Adapun larangan Allah yang mesti ditinggalkan adalah; pertama, menjauhi perbuatan keji (fahsyâ’). Perbuatan fahsyâ’ tidak hanya perbuatan yang dianggap keji dan buruk, tetapi juga mendatangkan keburukan baik bagi pelaku maupun orang lain. Dalam surat al-Isra’[17]: 32, Allah gambarkan salah satu bentuk perbuatan fahsya’ yaitu zina.
وَلَا تَقْرَبُوا الزِّنَا إِنَّهُ كَانَ فَاحِشَةً وَسَاءَ سَبِيلًا
Artinya: “Dan janganlah kamu mendekati zina; sesungguhnya zina itu adalah suatu perbuatan yang keji.

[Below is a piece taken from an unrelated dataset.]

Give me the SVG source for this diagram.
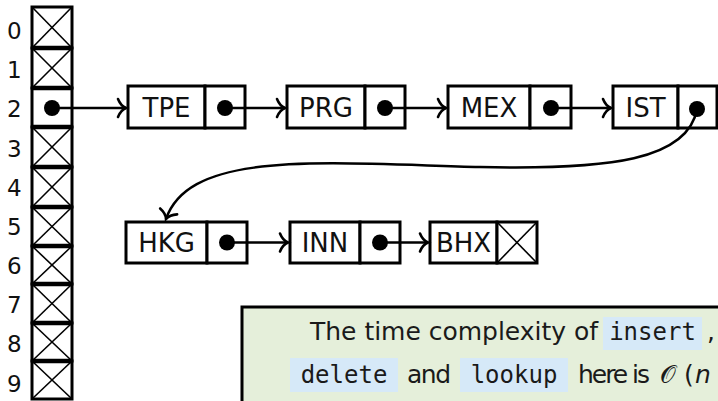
<svg xmlns="http://www.w3.org/2000/svg" width="718" height="401" viewBox="0 0 718 401">
  <style>
    .cell { fill: #fff; stroke: #000; stroke-width: 3; }
    .sep { stroke: #000; stroke-width: 4.5; }
    .x { stroke: #000; stroke-width: 1.6; }
    .idx { font-family: "DejaVu Sans", sans-serif; font-size: 23px; fill: #111; }
    .key { font-family: "DejaVu Sans", sans-serif; font-size: 26px; fill: #111; text-anchor: middle; }
    .dot { fill: #000; }
    .conn { fill: none; stroke: #000; stroke-width: 2.5; marker-end: url(#to); }
    .txt { font-family: "DejaVu Sans", sans-serif; font-size: 25px; fill: #1a1a1a; }
    .code { font-family: "DejaVu Sans Mono", monospace; font-size: 24px; fill: #1a1a1a; text-anchor: middle; }
    .hl { fill: #d6e9f8; }
  </style>
  <defs>
    <marker id="to" markerUnits="userSpaceOnUse" viewBox="-10 -10 12 20" markerWidth="12" markerHeight="20" refX="0" refY="0" orient="auto" overflow="visible">
      <path d="M-8,-9 C-6,-4 -2.5,-1 0,0 C-2.5,1 -6,4 -8,9" fill="none" stroke="#000" stroke-width="2.6" stroke-linecap="round"/>
    </marker>
  </defs>

  <!-- hash table slots -->
  <g id="table">
    <g id="slot-0"><text class="idx" x="7" y="39">0</text><rect class="cell" x="32" y="7" width="40" height="41"/><line class="x" x1="32" y1="7" x2="72" y2="48"/><line class="x" x1="72" y1="7" x2="32" y2="48"/></g>
    <g id="slot-1"><text class="idx" x="7" y="78">1</text><rect class="cell" x="32" y="48" width="40" height="40"/><line class="x" x1="32" y1="48" x2="72" y2="88"/><line class="x" x1="72" y1="48" x2="32" y2="88"/></g>
    <g id="slot-2"><text class="idx" x="7" y="117">2</text><rect class="cell" x="32" y="88" width="40" height="39"/><circle class="dot" cx="52" cy="108" r="8"/></g>
    <g id="slot-3"><text class="idx" x="7" y="157">3</text><rect class="cell" x="32" y="127" width="40" height="40"/><line class="x" x1="32" y1="127" x2="72" y2="167"/><line class="x" x1="72" y1="127" x2="32" y2="167"/></g>
    <g id="slot-4"><text class="idx" x="7" y="196">4</text><rect class="cell" x="32" y="167" width="40" height="40"/><line class="x" x1="32" y1="167" x2="72" y2="207"/><line class="x" x1="72" y1="167" x2="32" y2="207"/></g>
    <g id="slot-5"><text class="idx" x="7" y="235">5</text><rect class="cell" x="32" y="207" width="40" height="39"/><line class="x" x1="32" y1="207" x2="72" y2="246"/><line class="x" x1="72" y1="207" x2="32" y2="246"/></g>
    <g id="slot-6"><text class="idx" x="7" y="274">6</text><rect class="cell" x="32" y="246" width="40" height="38"/><line class="x" x1="32" y1="246" x2="72" y2="284"/><line class="x" x1="72" y1="246" x2="32" y2="284"/></g>
    <g id="slot-7"><text class="idx" x="7" y="313">7</text><rect class="cell" x="32" y="284" width="40" height="39"/><line class="x" x1="32" y1="284" x2="72" y2="323"/><line class="x" x1="72" y1="284" x2="32" y2="323"/></g>
    <g id="slot-8"><text class="idx" x="7" y="352">8</text><rect class="cell" x="32" y="323" width="40" height="38"/><line class="x" x1="32" y1="323" x2="72" y2="361"/><line class="x" x1="72" y1="323" x2="32" y2="361"/></g>
    <g id="slot-9"><text class="idx" x="7" y="392">9</text><rect class="cell" x="32" y="361" width="40" height="38"/><line class="x" x1="32" y1="361" x2="72" y2="399"/><line class="x" x1="72" y1="361" x2="32" y2="399"/></g>
    <g id="slot-seps">
      <line class="sep" x1="31" y1="48" x2="73" y2="48"/>
      <line class="sep" x1="31" y1="88" x2="73" y2="88"/>
      <line class="sep" x1="31" y1="127" x2="73" y2="127"/>
      <line class="sep" x1="31" y1="167" x2="73" y2="167"/>
      <line class="sep" x1="31" y1="207" x2="73" y2="207"/>
      <line class="sep" x1="31" y1="246" x2="73" y2="246"/>
      <line class="sep" x1="31" y1="284" x2="73" y2="284"/>
      <line class="sep" x1="31" y1="323" x2="73" y2="323"/>
      <line class="sep" x1="31" y1="361" x2="73" y2="361"/>
    </g>
  </g>

  <!-- chain nodes: key cell + pointer cell -->
  <g id="n-TPE"><rect class="cell" x="128" y="86" width="77" height="42"/><rect class="cell" x="205" y="86" width="40" height="42"/><text class="key" x="166.5" y="116.5">TPE</text><circle class="dot" cx="225" cy="108" r="8"/></g>
  <g id="n-PRG"><rect class="cell" x="287" y="86" width="78" height="42"/><rect class="cell" x="365" y="86" width="40" height="42"/><text class="key" x="326" y="116.5">PRG</text><circle class="dot" cx="385" cy="108" r="8"/></g>
  <g id="n-MEX"><rect class="cell" x="448" y="86" width="82" height="42"/><rect class="cell" x="530" y="86" width="41" height="42"/><text class="key" x="489" y="116.5">MEX</text><circle class="dot" cx="551" cy="108" r="8"/></g>
  <g id="n-IST"><rect class="cell" x="613" y="86" width="65" height="42"/><rect class="cell" x="678" y="86" width="39" height="42"/><text class="key" x="645.5" y="116.5">IST</text><circle class="dot" cx="697" cy="109" r="8"/></g>

  <g id="n-HKG"><rect class="cell" x="126" y="222" width="81" height="41"/><rect class="cell" x="207" y="222" width="40" height="41"/><text class="key" x="166.5" y="252">HKG</text><circle class="dot" cx="227" cy="242.5" r="8"/></g>
  <g id="n-INN"><rect class="cell" x="290" y="222" width="70" height="41"/><rect class="cell" x="360" y="222" width="40" height="41"/><text class="key" x="325" y="252">INN</text><circle class="dot" cx="380" cy="242.5" r="8"/></g>
  <g id="n-BHX"><rect class="cell" x="430" y="222" width="67" height="41"/><rect class="cell" x="497" y="222" width="40" height="41"/><text class="key" x="463.5" y="252">BHX</text><line class="x" x1="497" y1="222" x2="537" y2="263"/><line class="x" x1="537" y1="222" x2="497" y2="263"/></g>

  <!-- next-pointer connectors -->
  <g id="connectors">
    <line class="conn" x1="52" y1="108" x2="126" y2="108"/>
    <line class="conn" x1="225" y1="108" x2="285" y2="108"/>
    <line class="conn" x1="385" y1="108" x2="446" y2="108"/>
    <line class="conn" x1="551" y1="108" x2="611" y2="108"/>
    <path class="conn" d="M697,109 C688,160 610,170 480,167 C320,163 190,150 166,219"/>
    <line class="conn" x1="227" y1="242.5" x2="288" y2="242.5"/>
    <line class="conn" x1="380" y1="242.5" x2="428" y2="242.5"/>
  </g>

  <!-- complexity note -->
  <g id="note">
    <rect x="242" y="307" width="500" height="110" fill="#e5efda" stroke="#000" stroke-width="3"/>
    <text class="txt" x="310" y="340" textLength="288" lengthAdjust="spacing">The time complexity of</text>
    <rect class="hl" x="603" y="317" width="99" height="33"/>
    <text class="code" x="652.5" y="340">insert</text>
    <text class="txt" x="707" y="340">,</text>
    <rect class="hl" x="290" y="358" width="108" height="34"/>
    <text class="code" x="344" y="383">delete</text>
    <text class="txt" x="407" y="383" textLength="44" lengthAdjust="spacing">and</text>
    <rect class="hl" x="460" y="358" width="108" height="34"/>
    <text class="code" x="514" y="383">lookup</text>
    <text class="txt" x="578" y="383" textLength="72" lengthAdjust="spacing">here is</text>
    <text class="txt" x="660" y="383">𝒪</text>
    <text class="txt" x="684" y="383">(</text>
    <text class="txt" x="695" y="383" font-style="italic">n</text>
  </g>
</svg>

Dan suatu jalan yang buruk.”
Zina di anggap perbuatan fahsyâ’, karena tidak hanya buruk secara syar’i tetapi juga mendatangkan keburukan, baik bagi pelaku yang akan dijangkiti berbagai macam penyakit kelamin, bahkan juga mendatangkan keburukan bagi orang lain, lingkungan, masyarakat dan bangsa. Perzinahan akan membuat kehormatan manusia menjadi hilang, karena tidak jelas lagi nasabnya. Manusia menjadi tidak lebih baik dari binatang, serta munculnya pelecehan terhadap kemanusian berupa aborsi, pembunuhan anak dan sebagainya.
Larangan Allah yang kedua, adalah meninggalkan perbuatan munkar. Munkar secara bahasa berasal dari kata nakira yang berarti sesuatu yang tidak dikenal. Lawannya adalah ma’ruf atau ma’rifah berarti sesuatu yang dikenal. Mungkar lebih luas dari ma’shiyat, karena ma’shiyat terbatas kepada pelanggaran terhadap aturan Allah. Sementara, munkar adalah perbuatan yang tidak hanya melanggar aturan Allah, tetapi juga pelanggaran terhadap aturan dan norma yang dibuat dan dianggap baik manusia, selama tidak bertentangan dengan prinsip ajaran agama. Ibnu Thaimiyah memberikan definisi munkar dengan arti, melakukan perbuatan yang tidak berkenan di hati orang banyak. Termasuk hal-hal yang mubah secara syar’i, seperti bergandengan tangan suami istri di tempat di mana masyarakatnya tidak biasa dengan hal seperti itu. Perbutan ini dianggap munkar dan karenanya dia berdosa sekalipun tidak melanggar syari’at agama.
Larangan Allah yang ketiga, adalah menjauhi perbuatan aniaya atau melampaui batas (al-Baghy). Kata ini secara bahasa berarti menuntut pihak lain secara aniaya dan melampaui batas. Tindakan melampui batas dilarang bukan hanya terhadap hal-hal yang berbentuk maksiat, tetapi juga terhadap hal yang dibolehkan secara syar’i. Misalnya dalam menuntut balas yang diatur dalam hukum qishâsh, yaitu nyawa dibalas nyawa, mata dibalas mata, telinga dibalas telinga, gigi dibalas gigi tanpa boleh melebihi dari apa yang diterimanya terhadap pelaku. Dalam surat an-Nahl [16]: 126, Allah swt mengariskan
وَإِنْ عَاقَبْتُمْ فَعَاقِبُوا بِمِثْلِ مَا عُوقِبْتُمْ بِهِ وَلَئِنْ صَبَرْتُمْ لَهُوَ خَيْرٌ لِلصَّابِرِينَ
Artinya:“ Dan jika kamu memberikan balasan, maka balaslah dengan balasan yang sama dengan siksaan yang ditimpakan kepadamu. Akan tetapi jika kamu bersabar, sesungguhnya itulah yang lebih baik bagi orang-orang yang sabar.”